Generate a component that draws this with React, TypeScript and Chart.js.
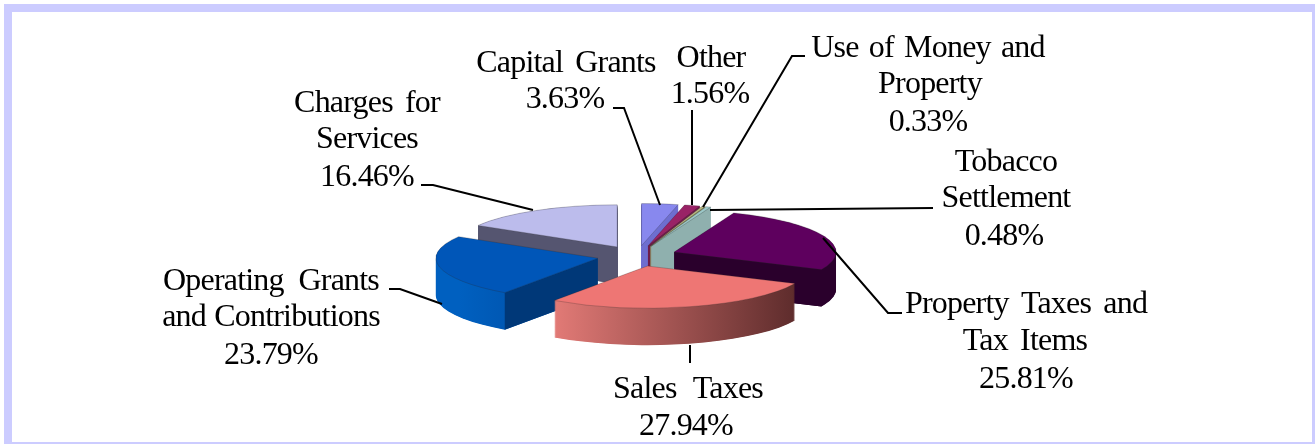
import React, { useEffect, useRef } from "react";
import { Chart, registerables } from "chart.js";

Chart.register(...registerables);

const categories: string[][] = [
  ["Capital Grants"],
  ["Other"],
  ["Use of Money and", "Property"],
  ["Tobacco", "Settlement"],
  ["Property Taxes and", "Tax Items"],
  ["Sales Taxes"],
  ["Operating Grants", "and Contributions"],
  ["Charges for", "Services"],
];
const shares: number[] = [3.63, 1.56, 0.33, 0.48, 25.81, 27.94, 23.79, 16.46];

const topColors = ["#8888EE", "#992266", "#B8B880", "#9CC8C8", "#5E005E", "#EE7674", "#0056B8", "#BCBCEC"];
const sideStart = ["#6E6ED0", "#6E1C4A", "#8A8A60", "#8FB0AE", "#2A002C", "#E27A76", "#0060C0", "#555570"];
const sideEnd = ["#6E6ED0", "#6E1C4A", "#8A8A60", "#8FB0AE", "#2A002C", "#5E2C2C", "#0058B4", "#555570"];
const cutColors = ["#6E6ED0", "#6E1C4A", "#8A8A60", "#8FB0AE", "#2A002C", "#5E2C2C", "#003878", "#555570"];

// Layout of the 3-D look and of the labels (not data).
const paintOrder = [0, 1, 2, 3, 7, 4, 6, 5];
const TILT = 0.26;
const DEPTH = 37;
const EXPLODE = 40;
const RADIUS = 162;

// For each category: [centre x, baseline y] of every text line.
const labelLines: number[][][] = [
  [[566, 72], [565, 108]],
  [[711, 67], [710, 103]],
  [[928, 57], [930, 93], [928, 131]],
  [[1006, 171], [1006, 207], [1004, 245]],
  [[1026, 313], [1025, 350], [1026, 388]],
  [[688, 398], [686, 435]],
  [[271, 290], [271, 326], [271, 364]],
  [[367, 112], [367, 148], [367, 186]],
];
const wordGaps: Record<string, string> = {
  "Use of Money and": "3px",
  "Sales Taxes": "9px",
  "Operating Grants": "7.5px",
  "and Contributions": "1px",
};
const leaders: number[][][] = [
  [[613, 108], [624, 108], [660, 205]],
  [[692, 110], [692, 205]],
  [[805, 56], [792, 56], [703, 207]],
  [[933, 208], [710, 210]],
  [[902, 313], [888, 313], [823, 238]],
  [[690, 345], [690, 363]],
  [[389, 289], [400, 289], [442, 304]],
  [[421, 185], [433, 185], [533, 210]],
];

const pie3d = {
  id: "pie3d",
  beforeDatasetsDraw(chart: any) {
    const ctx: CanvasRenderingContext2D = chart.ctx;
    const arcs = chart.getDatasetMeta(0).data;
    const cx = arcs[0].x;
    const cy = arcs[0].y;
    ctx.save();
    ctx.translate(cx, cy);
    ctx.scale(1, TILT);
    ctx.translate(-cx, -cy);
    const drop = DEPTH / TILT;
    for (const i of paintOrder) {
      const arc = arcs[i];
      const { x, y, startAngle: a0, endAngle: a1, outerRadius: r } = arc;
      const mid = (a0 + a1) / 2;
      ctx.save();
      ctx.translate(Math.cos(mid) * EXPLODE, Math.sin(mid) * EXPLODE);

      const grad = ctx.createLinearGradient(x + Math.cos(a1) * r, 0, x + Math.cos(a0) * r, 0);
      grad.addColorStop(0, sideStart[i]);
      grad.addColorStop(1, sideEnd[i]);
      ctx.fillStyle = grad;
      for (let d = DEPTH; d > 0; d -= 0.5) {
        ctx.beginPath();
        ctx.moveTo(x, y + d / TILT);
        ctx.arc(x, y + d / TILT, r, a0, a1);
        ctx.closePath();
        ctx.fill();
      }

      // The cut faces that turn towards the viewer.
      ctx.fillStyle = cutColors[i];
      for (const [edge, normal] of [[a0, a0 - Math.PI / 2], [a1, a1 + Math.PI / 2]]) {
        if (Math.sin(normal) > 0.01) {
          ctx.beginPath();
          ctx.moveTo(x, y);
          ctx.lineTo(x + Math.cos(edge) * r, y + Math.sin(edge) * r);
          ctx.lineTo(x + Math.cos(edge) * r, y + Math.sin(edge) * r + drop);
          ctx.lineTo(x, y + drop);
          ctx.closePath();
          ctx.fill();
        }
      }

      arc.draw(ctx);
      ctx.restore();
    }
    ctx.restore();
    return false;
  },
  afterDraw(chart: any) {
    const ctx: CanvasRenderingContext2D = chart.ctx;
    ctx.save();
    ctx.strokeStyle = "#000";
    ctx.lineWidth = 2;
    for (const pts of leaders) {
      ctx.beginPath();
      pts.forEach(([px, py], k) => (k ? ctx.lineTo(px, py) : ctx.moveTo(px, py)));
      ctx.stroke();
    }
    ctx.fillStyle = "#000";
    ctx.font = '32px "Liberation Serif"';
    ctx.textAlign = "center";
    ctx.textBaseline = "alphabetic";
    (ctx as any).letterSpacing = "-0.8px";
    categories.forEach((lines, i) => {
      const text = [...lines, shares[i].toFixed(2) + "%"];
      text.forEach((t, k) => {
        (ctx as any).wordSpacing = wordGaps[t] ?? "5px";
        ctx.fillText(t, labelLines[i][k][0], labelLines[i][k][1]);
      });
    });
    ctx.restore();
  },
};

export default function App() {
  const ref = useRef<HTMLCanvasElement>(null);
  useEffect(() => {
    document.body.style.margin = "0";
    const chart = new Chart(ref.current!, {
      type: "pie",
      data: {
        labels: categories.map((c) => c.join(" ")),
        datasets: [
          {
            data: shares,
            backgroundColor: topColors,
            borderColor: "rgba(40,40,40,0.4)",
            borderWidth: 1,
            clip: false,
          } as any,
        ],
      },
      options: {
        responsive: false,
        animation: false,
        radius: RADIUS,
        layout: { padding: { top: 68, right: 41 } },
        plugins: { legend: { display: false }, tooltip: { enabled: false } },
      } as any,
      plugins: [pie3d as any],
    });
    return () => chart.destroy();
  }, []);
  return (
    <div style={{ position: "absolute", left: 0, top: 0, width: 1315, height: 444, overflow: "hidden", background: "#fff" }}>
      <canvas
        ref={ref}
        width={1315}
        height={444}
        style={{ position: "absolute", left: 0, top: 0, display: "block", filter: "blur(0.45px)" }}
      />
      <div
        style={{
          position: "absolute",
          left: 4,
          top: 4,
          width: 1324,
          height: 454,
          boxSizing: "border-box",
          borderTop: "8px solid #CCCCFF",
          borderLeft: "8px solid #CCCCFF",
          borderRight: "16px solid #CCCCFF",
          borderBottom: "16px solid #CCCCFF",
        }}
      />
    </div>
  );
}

--

Omit the pictures, then repeat exactly each line from the beginning of the listing through the line with "const shares: number[]".

*PROBLEM SOLUTION*:
Generate a component that draws this with React, TypeScript and Chart.js.
import React, { useEffect, useRef } from "react";
import { Chart, registerables } from "chart.js";

Chart.register(...registerables);

const categories: string[][] = [
  ["Capital Grants"],
  ["Other"],
  ["Use of Money and", "Property"],
  ["Tobacco", "Settlement"],
  ["Property Taxes and", "Tax Items"],
  ["Sales Taxes"],
  ["Operating Grants", "and Contributions"],
  ["Charges for", "Services"],
];
const shares: number[] = [3.63, 1.56, 0.33, 0.48, 25.81, 27.94, 23.79, 16.46];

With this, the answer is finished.